RECORDS FOR THIS EXERCISE =
+===+

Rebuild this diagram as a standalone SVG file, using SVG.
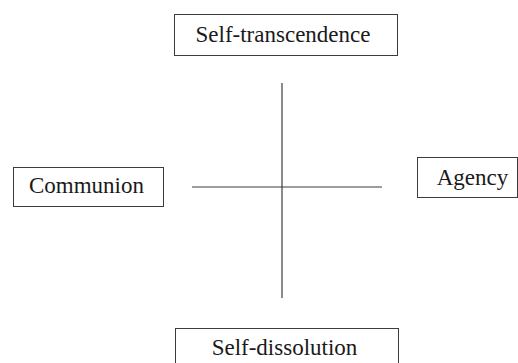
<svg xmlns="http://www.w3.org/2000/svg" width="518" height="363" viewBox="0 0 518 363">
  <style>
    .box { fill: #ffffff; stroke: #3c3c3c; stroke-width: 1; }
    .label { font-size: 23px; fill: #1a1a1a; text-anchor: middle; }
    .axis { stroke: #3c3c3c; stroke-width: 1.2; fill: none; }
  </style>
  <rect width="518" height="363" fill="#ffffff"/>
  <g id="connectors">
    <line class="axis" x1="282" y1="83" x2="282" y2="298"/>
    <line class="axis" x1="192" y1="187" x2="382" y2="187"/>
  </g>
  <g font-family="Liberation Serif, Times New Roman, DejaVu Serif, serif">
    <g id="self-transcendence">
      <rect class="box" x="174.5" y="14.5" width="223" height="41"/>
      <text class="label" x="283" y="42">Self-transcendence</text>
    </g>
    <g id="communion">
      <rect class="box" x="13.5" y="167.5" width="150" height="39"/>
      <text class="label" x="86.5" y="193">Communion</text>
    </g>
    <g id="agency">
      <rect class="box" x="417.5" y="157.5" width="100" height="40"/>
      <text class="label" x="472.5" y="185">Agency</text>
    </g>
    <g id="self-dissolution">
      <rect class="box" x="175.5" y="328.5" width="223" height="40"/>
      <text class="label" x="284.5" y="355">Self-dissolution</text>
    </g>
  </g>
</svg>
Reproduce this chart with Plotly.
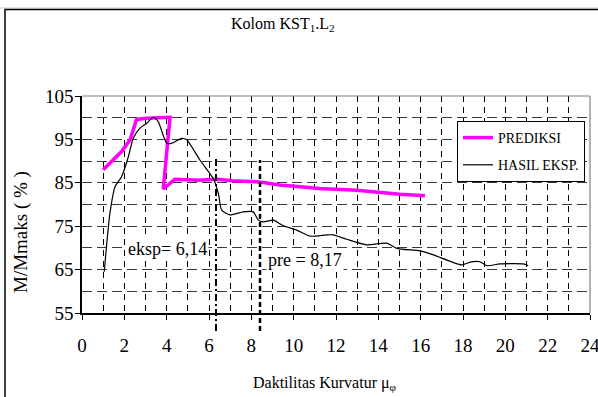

+===+

SHORT TASK = Reproduce all of the material exactly, apart from the pictures.

SOLUTION FOR THIS EXERCISE =
Rebuild this diagram as a standalone SVG file, using SVG.
<svg xmlns="http://www.w3.org/2000/svg" width="518" height="363" viewBox="0 0 518 363">
  <style>
    .box { fill: #ffffff; stroke: #3c3c3c; stroke-width: 1; }
    .label { font-size: 23px; fill: #1a1a1a; text-anchor: middle; }
    .axis { stroke: #3c3c3c; stroke-width: 1.2; fill: none; }
  </style>
  <rect width="518" height="363" fill="#ffffff"/>
  <g id="connectors">
    <line class="axis" x1="282" y1="83" x2="282" y2="298"/>
    <line class="axis" x1="192" y1="187" x2="382" y2="187"/>
  </g>
  <g font-family="Liberation Serif, Times New Roman, DejaVu Serif, serif">
    <g id="self-transcendence">
      <rect class="box" x="174.5" y="14.5" width="223" height="41"/>
      <text class="label" x="283" y="42">Self-transcendence</text>
    </g>
    <g id="communion">
      <rect class="box" x="13.5" y="167.5" width="150" height="39"/>
      <text class="label" x="86.5" y="193">Communion</text>
    </g>
    <g id="agency">
      <rect class="box" x="417.5" y="157.5" width="100" height="40"/>
      <text class="label" x="472.5" y="185">Agency</text>
    </g>
    <g id="self-dissolution">
      <rect class="box" x="175.5" y="328.5" width="223" height="40"/>
      <text class="label" x="284.5" y="355">Self-dissolution</text>
    </g>
  </g>
</svg>
Reproduce this chart with Plotly.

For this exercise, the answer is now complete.